2. Manfaat Terhadap Keselamatan Jalan (Road Safety)
Fokus utama dari regulasi kecepatan adaptif adalah perlindungan terhadap pengguna jalan yang rentan (pejalan kaki dan pesepeda). Data menunjukkan bahwa peluang bertahan hidup pejalan kaki meningkat drastis jika di tabrak pada kecepatan 30 km/jam di bandingkan 50 km/jam.
Dengan sistem adaptif, batas kecepatan di kawasan sekolah atau perkantoran dapat di atur secara ketat pada jam sibuk, namun dilonggarkan saat aktivitas manusia menurun. Hal ini menciptakan kepatuhan pengemudi yang lebih tinggi karena regulasi dirasa “masuk akal” terhadap situasi sekitar.
3. Dampak Ekonomi dan Efisiensi Lalu Lintas
Banyak yang beranggapan bahwa menurunkan batas kecepatan akan memperlambat waktu tempuh. Namun, studi transportasi membuktikan bahwa kecepatan yang stabil dan terkontrol (meskipun lebih rendah) dapat mengurangi kemacetan.
Ketika semua kendaraan bergerak pada kecepatan yang seragam dan adaptif. Aliran lalu lintas menjadi lebih laminer (lancar) dan jarang terjadi pengereman mendadak. Hal ini berujung pada:
- Efisiensi Bahan Bakar: Berkurangnya aktivitas berhenti-jalan (stop-and-go) menghemat konsumsi BBM secara signifikan.
- Penurunan Emisi: Mesin kendaraan bekerja lebih efisien pada kecepatan konstan. Sehingga kadar emisi gas buang di pemukiman padat penduduk dapat ditekan.
4. Tantangan Hukum dan Penegakan Regulasi
Menerapkan regulasi kecepatan adaptif membutuhkan payung hukum yang kuat. Di Indonesia, Undang-Undang Lalu Lintas Angkutan Jalan (UU LLAJ) harus mampu mengakomodasi perubahan angka batas kecepatan digital ini agar memiliki kekuatan hukum yang sah untuk penilangan elektronik (ETLE).
Tantangan lainnya adalah sinkronisasi data. Jika rambu VMS menunjukkan angka 40 km/jam namun GPS atau sistem di mobil pengemudi masih mencatat 60 km/jam, dapat terjadi kebingungan. Oleh karena itu, kolaborasi antara pemerintah dan penyedia peta digital sangat diperlukan. Ini agar informasi batas kecepatan yang adaptif terintegrasi langsung ke dalam dashboard kendaraan.
5. Partisipasi Publik dan Sosialisasi
Transformasi menuju regulasi adaptif membutuhkan penerimaan dari masyarakat.

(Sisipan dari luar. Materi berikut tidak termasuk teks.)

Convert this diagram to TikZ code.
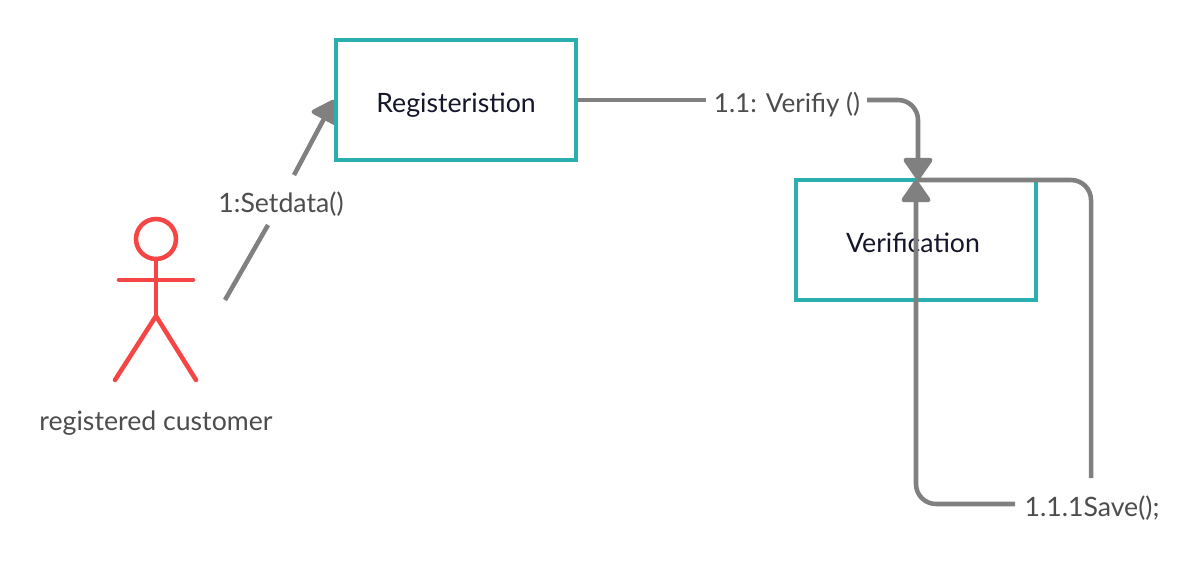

Edukasi harus di fokuskan pada pemahaman bahwa kecepatan adaptif bukan untuk membatasi ruang gerak, melainkan untuk memastikan semua orang sampai ke tujuan dengan selamat dan lebih cepat secara kolektif.
Sosialisasi yang transparan mengenai alasan di balik perubahan angka kecepatan pada jam-jam tertentu akan membantu menumbuhkan budaya berkendara yang lebih empatik dan patuh terhadap aturan dinamis tersebut.
Kesimpulan: Masa Depan Kecepatan di Kota Cerdas
Regulasi kecepatan maksimum yang adaptif adalah keniscayaan di era digital. Dengan memanfaatkan data besar (big data) dan sensor cerdas, kawasan perkotaan dapat bertransformasi menjadi lingkungan yang lebih manusiawi dan efisien. Kecepatan bukan lagi soal angka maksimal yang bisa dicapai mesin, melainkan soal harmoni antara mobilitas kendaraan, keselamatan manusia, dan keberlanjutan lingkungan.
Implementasi regulasi ini akan menjadi tolok ukur kemajuan sebuah kota dalam mengelola ruang publiknya. Kota yang sukses bukanlah kota dengan jalanan paling cepat, melainkan kota dengan aliran lalu lintas paling cerdas dan aman bagi penghuninya.